First we need to save 2 files with the keys to our VPN server somewhere on our router. Here’s what to do and where:

mkdir /config/auth
echo '{PRIVATE_KEY}' > /config/auth/wg.key
echo '{PEER_PRESHARED_KEY}' > /config/auth/wg-preshared.key
chmod -w /config/auth/*.key

In order to configure this interface we need to get the command line into “configuration mode”. To do so, simply enter this command on the router:

configure

Then, one by one, replace the placeholders and run these commands. Best way to do it is open a text editor like notepad, edit them there and then copy-paste into your console.

set interfaces wireguard wg0 address {PEER_ADDR}
set interfaces wireguard wg0 listen-port {SERVER_PORT}
set interfaces wireguard wg0 route-allowed-ips false
set interfaces wireguard wg0 description 'Wireguard'
set interfaces wireguard wg0 private-key /config/auth/wg.key
set interfaces wireguard wg0 peer {PEER_PUBKEY} endpoint {SERVER_IP}:{SERVER_PORT}
set interfaces wireguard wg0 peer {PEER_PUBKEY} allowed-ips 0.0.0.0/0
set interfaces wireguard wg0 peer {PEER_PUBKEY} preshared-key /config/auth/wg-preshared.key
set interfaces wireguard wg0 peer {PEER_PUBKEY} persistent-keepalive 25

Then, commit the changes and save everything so it works after a reboot:

commit
save

If you go to your router’s web interface, you should see a new wg0 interface along with your default eth0-4 and switch0 now.

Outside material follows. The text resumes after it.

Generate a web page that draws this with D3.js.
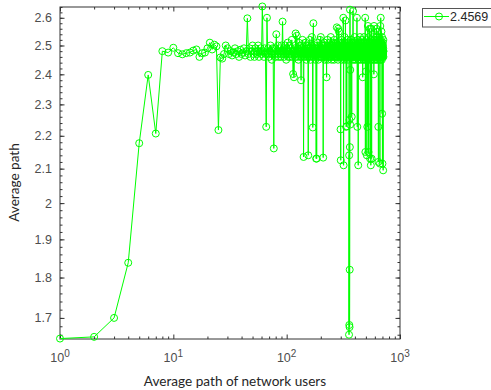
<!DOCTYPE html>
<html>
<head>
<meta charset="utf-8">
<script src="https://cdn.jsdelivr.net/npm/d3@7"></script>
<style>
body{margin:0;background:#fff;}
.tick text{font-family:"Liberation Sans",Arial,sans-serif;font-size:12.5px;fill:#4d4d4d;}
</style>
</head>
<body>
<script>
// average path per number of users (x = 1, 2, 3 ...)
const avgPath = [
1.651,1.655,1.70,1.838,2.177,2.398,2.207,2.48,2.475,2.492,
2.473,2.469,2.473,2.475,2.482,2.486,2.46,2.473,2.475,2.49,
2.51,2.486,2.503,2.497,2.218,2.458,2.454,2.47,2.50,2.49,
2.47,2.48,2.465,2.475,2.49,2.47,2.48,2.46,2.485,2.47,
2.475,2.49,2.465,2.48,2.598,2.47,2.49,2.46,2.48,2.50,
2.47,2.46,2.49,2.48,2.47,2.50,2.46,2.48,2.49,2.47,
2.642,2.48,2.46,2.49,2.47,2.228,2.60,2.47,2.49,2.46,
2.48,2.50,2.47,2.45,2.49,2.48,2.161,2.47,2.49,2.46,
2.54,2.48,2.47,2.50,2.46,2.48,2.49,2.47,2.46,2.50,
2.48,2.586,2.47,2.49,2.46,2.48,2.50,2.47,2.45,2.49,
2.48,2.51,2.46,2.48,2.47,2.50,2.46,2.49,2.48,2.47,
2.52,2.46,2.48,2.401,2.48,2.39,2.47,2.49,2.46,2.543,
2.48,2.47,2.535,2.46,2.49,2.48,2.45,2.51,2.47,2.48,
2.46,2.50,2.47,2.38,2.48,2.49,2.46,2.52,2.47,2.48,
2.135,2.50,2.47,2.49,2.46,2.48,2.51,2.47,2.45,2.49,
2.48,2.50,2.46,2.48,2.14,2.47,2.49,2.46,2.48,2.52,
2.47,2.45,2.49,2.48,2.50,2.46,2.53,2.47,2.49,2.226,
2.48,2.58,2.47,2.49,2.46,2.48,2.50,2.47,2.45,2.49,
2.48,2.13,2.47,2.13,2.49,2.46,2.48,2.51,2.47,2.45,
2.49,2.48,2.50,2.46,2.48,2.47,2.52,2.46,2.49,2.53,
2.47,2.48,2.46,2.50,2.47,2.49,2.48,2.46,2.50,2.133,
2.47,2.49,2.46,2.48,2.50,2.51,2.47,2.45,2.49,2.48,
2.50,2.46,2.48,2.47,2.39,2.49,2.46,2.48,2.52,2.47,
2.45,2.49,2.48,2.50,2.46,2.48,2.47,2.51,2.46,2.49,
2.48,2.47,2.50,2.46,2.53,2.47,2.49,2.48,2.45,2.50,
2.47,2.49,2.46,2.48,2.51,2.47,2.48,2.46,2.50,2.49,
2.47,2.45,2.48,2.52,2.46,2.49,2.48,2.47,2.50,2.46,
2.48,2.49,2.47,2.51,2.46,2.48,2.565,2.47,2.49,2.46,
2.48,2.50,2.47,2.45,2.56,2.48,2.47,2.50,2.55,2.49,
2.46,2.48,2.51,2.47,2.49,2.46,2.48,2.50,2.22,2.125,
2.47,2.49,2.46,2.48,2.52,2.47,2.45,2.49,2.48,2.50,
2.46,2.48,2.47,2.51,2.49,2.60,2.47,2.11,2.48,2.50,
2.46,2.49,2.48,2.53,2.47,2.45,2.49,2.48,2.50,2.59,
2.46,2.48,2.47,2.51,2.228,2.49,2.48,2.46,2.23,2.50,
2.47,2.49,2.46,2.48,2.52,2.47,2.45,2.49,2.48,2.50,
2.46,2.48,2.47,2.51,1.66,2.14,1.683,2.25,1.678,1.82,
2.165,2.63,2.235,2.415,2.48,2.46,2.50,2.47,2.49,2.48,
2.52,2.46,2.48,2.47,2.26,2.49,2.46,2.48,2.51,2.47,
2.45,2.49,2.48,2.50,2.625,2.46,2.48,2.47,2.51,2.49,
2.46,2.48,2.50,2.47,2.45,2.49,2.48,2.53,2.46,2.48,
2.47,2.50,2.46,2.49,2.48,2.51,2.47,2.45,2.49,2.48,
2.50,2.46,2.48,2.47,2.47,2.49,2.60,2.48,2.46,2.228,
2.47,2.49,2.46,2.48,2.52,2.47,2.45,2.11,2.48,2.50,
2.46,2.48,2.47,2.51,2.49,2.46,2.48,2.50,2.47,2.45,
2.49,2.48,2.53,2.46,2.48,2.47,2.50,2.46,2.49,2.48,
2.47,2.51,2.46,2.48,2.50,2.47,2.45,2.49,2.48,2.52,
2.46,2.48,2.47,2.50,2.46,2.49,2.48,2.47,2.39,2.50,
2.46,2.48,2.51,2.47,2.45,2.49,2.48,2.50,2.46,2.48,
2.47,2.53,2.49,2.46,2.48,2.50,2.47,2.45,2.49,2.48,
2.51,2.46,2.60,2.48,2.15,2.47,2.49,2.46,2.48,2.41,
2.47,2.50,2.46,2.49,2.48,2.52,2.47,2.45,2.49,2.14,
2.48,2.50,2.46,2.48,2.228,2.47,2.51,2.49,2.46,2.48,
2.57,2.47,2.49,2.46,2.48,2.50,2.15,2.47,2.45,2.49,
2.48,2.53,2.46,2.48,2.47,2.50,2.46,2.49,2.48,2.56,
2.47,2.51,2.46,2.48,2.13,2.47,2.45,2.49,2.48,2.50,
2.46,2.48,2.11,2.47,2.51,2.49,2.46,2.48,2.50,2.56,
2.47,2.13,2.45,2.49,2.48,2.52,2.46,2.48,2.47,2.50,
2.46,2.49,2.48,2.47,2.51,2.46,2.48,2.50,2.47,2.45,
2.49,2.48,2.53,2.46,2.48,2.47,2.50,2.40,2.49,2.57,
2.48,2.47,2.51,2.46,2.48,2.50,2.47,2.45,2.49,2.48,
2.52,2.46,2.48,2.47,2.50,2.46,2.49,2.48,2.47,2.51,
2.46,2.48,2.50,2.47,2.45,2.49,2.48,2.53,2.46,2.56,
2.48,2.47,2.50,2.46,2.49,2.48,2.47,2.51,2.46,2.48,
2.50,2.47,2.45,2.49,2.48,2.52,2.46,2.48,2.47,2.55,
2.50,2.46,2.49,2.228,2.12,2.48,2.47,2.51,2.46,2.48,
2.50,2.47,2.45,2.49,2.48,2.53,2.46,2.48,2.47,2.50,
2.46,2.49,2.48,2.47,2.115,2.51,2.46,2.48,2.50,2.57,
2.47,2.45,2.49,2.48,2.52,2.60,2.46,2.48,2.47,2.50,
2.46,2.49,2.48,2.47,2.51,2.55,2.46,2.48,2.50,2.47,
2.45,2.49,2.48,2.53,2.27,2.46,2.48,2.47,2.50,2.115,
2.46,2.49,2.48,2.47,2.51,2.46,2.48,2.50,2.47,2.095,
2.49,2.48,2.52,2.46,2.48
];
const users = d3.range(1, avgPath.length + 1);

const xTicks = [1, 10, 100, 1000];
const xTickExp = ["0", "1", "2", "3"];
const yTicks = [1.7, 1.8, 1.9, 2, 2.1, 2.2, 2.3, 2.4, 2.5, 2.6];
const legendLabel = "2.4569";
const xLabel = "Average path of network users";
const yLabel = "Average path";

var w = 491, h = 390;
const mLeft = 60, mRight = 400, mTop = 7, mBottom = 339;
const green = "#00ff00";
const axisColor = "#333";

const svg = d3.select("body").append("svg")
  .attr("width", w)
  .attr("height", h);

const xScale = d3.scaleLog().domain([1, 1000]).range([mLeft, mRight]);
const yScale = d3.scaleLog().domain([1.65, 2.64]).range([mBottom, mTop]);

// minor ticks
const xMinor = [];
for (let d = 1; d < 1000; d *= 10) {
  for (let k = 2; k <= 9; k++) xMinor.push(d * k);
}
const yMinor = d3.range(166, 265, 2).map(v => v / 100);

function styleAxis(g) {
  g.select(".domain").remove();
  g.selectAll(".tick line").attr("stroke", axisColor);
}

// bottom
svg.append("g").attr("transform", "translate(0," + mBottom + ")")
  .call(d3.axisBottom(xScale).tickValues(xMinor).tickSize(-2.5).tickFormat(""))
  .call(styleAxis);
svg.append("g").attr("transform", "translate(0," + mBottom + ")")
  .call(d3.axisBottom(xScale).tickValues(xTicks).tickSize(-4.5).tickFormat(""))
  .call(styleAxis);
// top
svg.append("g").attr("transform", "translate(0," + mTop + ")")
  .call(d3.axisTop(xScale).tickValues(xMinor).tickSize(-2.5).tickFormat(""))
  .call(styleAxis);
svg.append("g").attr("transform", "translate(0," + mTop + ")")
  .call(d3.axisTop(xScale).tickValues(xTicks).tickSize(-4.5).tickFormat(""))
  .call(styleAxis);
// left
svg.append("g").attr("transform", "translate(" + mLeft + ",0)")
  .call(d3.axisLeft(yScale).tickValues(yMinor).tickSize(-2.5).tickFormat(""))
  .call(styleAxis);
svg.append("g").attr("transform", "translate(" + mLeft + ",0)")
  .call(d3.axisLeft(yScale).tickValues(yTicks).tickSize(-4.5).tickPadding(8).tickFormat(d => String(d)))
  .call(styleAxis);
// right
svg.append("g").attr("transform", "translate(" + mRight + ",0)")
  .call(d3.axisRight(yScale).tickValues(yMinor).tickSize(-2.5).tickFormat(""))
  .call(styleAxis);
svg.append("g").attr("transform", "translate(" + mRight + ",0)")
  .call(d3.axisRight(yScale).tickValues(yTicks).tickSize(-4.5).tickFormat(""))
  .call(styleAxis);

// box
svg.append("rect")
  .attr("x", mLeft).attr("y", mTop)
  .attr("width", mRight - mLeft).attr("height", mBottom - mTop)
  .attr("fill", "none").attr("stroke", axisColor).attr("stroke-width", 1);

// x tick labels 10^n
const xl = svg.append("g");
xTicks.forEach(function(v, i) {
  const t = xl.append("text")
    .attr("x", xScale(v))
    .attr("y", mBottom + 22.5)
    .attr("text-anchor", "middle")
    .style("font-family", '"Liberation Sans",Arial,sans-serif')
    .style("font-size", "12.5px")
    .style("fill", "#4d4d4d");
  t.append("tspan").text("10");
  t.append("tspan").attr("dy", -5).style("font-size", "10px").text(xTickExp[i]);
});

// data
const line = d3.line()
  .x((d, i) => xScale(users[i]))
  .y(d => yScale(d));

svg.append("path")
  .datum(avgPath)
  .attr("d", line)
  .attr("fill", "none")
  .attr("stroke", green)
  .attr("stroke-width", 1);

svg.append("g").selectAll("circle")
  .data(avgPath)
  .enter()
  .append("circle")
  .attr("cx", (d, i) => xScale(users[i]))
  .attr("cy", d => yScale(d))
  .attr("r", 3.5)
  .attr("fill", "none")
  .attr("stroke", green)
  .attr("stroke-width", 1);

// axis labels
svg.append("text")
  .attr("x", 235)
  .attr("y", 385.5)
  .attr("text-anchor", "middle")
  .style("font-family", "Lato, 'Open Sans', sans-serif")
  .style("font-size", "13.6px")
  .style("fill", "#262626")
  .text(xLabel);

svg.append("text")
  .attr("transform", "translate(19,182.5) rotate(-90)")
  .attr("text-anchor", "middle")
  .style("font-family", "Lato, 'Open Sans', sans-serif")
  .style("font-size", "13.6px")
  .style("fill", "#262626")
  .text(yLabel);

// legend
const lg = svg.append("g");
lg.append("rect")
  .attr("x", 422.5).attr("y", 8.5)
  .attr("width", 90).attr("height", 18.5)
  .attr("fill", "#fff").attr("stroke", "#555").attr("stroke-width", 1);
lg.append("line")
  .attr("x1", 424).attr("x2", 449)
  .attr("y1", 16.5).attr("y2", 16.5)
  .attr("stroke", green).attr("stroke-width", 1);
lg.append("circle")
  .attr("cx", 439).attr("cy", 16.5).attr("r", 3.5)
  .attr("fill", "none").attr("stroke", green);
lg.append("text")
  .attr("x", 450).attr("y", 21)
  .style("font-family", '"Liberation Sans",Arial,sans-serif')
  .style("font-size", "12.5px")
  .style("fill", "#262626")
  .text(legendLabel);
</script>
</body>
</html>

Running this on your router should show an active connection:

sudo wg show

Now, let’s tell our router to mimic all traffic from our router like if it is coming from the same wg0 IP we just configured. The placeholder LAN_SUBNET should be your current setup. By default, it should be 192.168.1.0/24.

set service nat rule 5000 description 'wireguard-nat'
set service nat rule 5000 outbound-interface wg0
set service nat rule 5000 source address {LAN_SUBNET}
set service nat rule 5000 type masquerade
commit
save

Configure DNS to Cloudflare

Before we go ahead and send our traffic through Wireguard, we need to make sure that they’ll be able to find the VPN server by setting a DNS provider other than your ISP’s. If you already are using Pi-Hole or 1.1.1.1, you can skip this step. You can replace 1.1.1.1 with your Pi-Hole IP as well but these should do the trick for most people.

set interfaces ethernet eth0 dhcp-options name-server no-update
set system name-server 127.0.0.1
set name-server 1.1.1.1
set service dns forwarding system

Then, tell everyone connected to your router to use it as well.

set service dhcp-server shared-network-name LAN subnet {LAN_SUBNET} dns-server 1.1.1.1
delete service dhcp-server shared-network-name LAN subnet {LAN_SUBNET} dns-server {ROUTER_IP}

By default, LAN_SUBNET should be 192.168.1.0/24 and ROUTER_IP should be 192.168.1.1.

Route all traffic to Wireguard’s wg0

All right, moment of truth: let’s route all traffic through our VPN. You might want to export your router’s config a second time right now before it’s too late.

Before changing anything, let’s check what our current public IP is by going in your browser to geoip.com/whats-my-ip/ and take note of it somewhere. Good.

First, let’s make the rule (nothing to replace here):

set protocols static table 1 description 'table to force wg0:aws'
set protocols static table 1 interface-route 0.0.0.0/0 next-hop-interface wg0
set protocols static table 1 route 0.0.0.0/0 blackhole distance 255

Then, let’s apply this rule to everything on the router (see LAN_SUBNET from before):

set firewall modify wireguard_route rule 10 description 'wireguard-vpn'
set firewall modify wireguard_route rule 10 source address {LAN_SUBNET}
set firewall modify wireguard_route rule 10 modify table 1

And make them one:

set interfaces switch switch0 firewall in modify wireguard_route

Now, if everything goes well, your computer and every device on your home network will pass through your VPN. Let’s apply those settings and save them:

commit
save

If no one’s complaining that the internet doesn’t work anymore, you probably did it!

Testing it out

So.. now you want to know if your IP changed since last time we checked? Go back to geoip.com/whats-my-ip/ or refresh the page. If all went well, it should show your VPN server’s IP on AWS! If not, go back through the config and try again.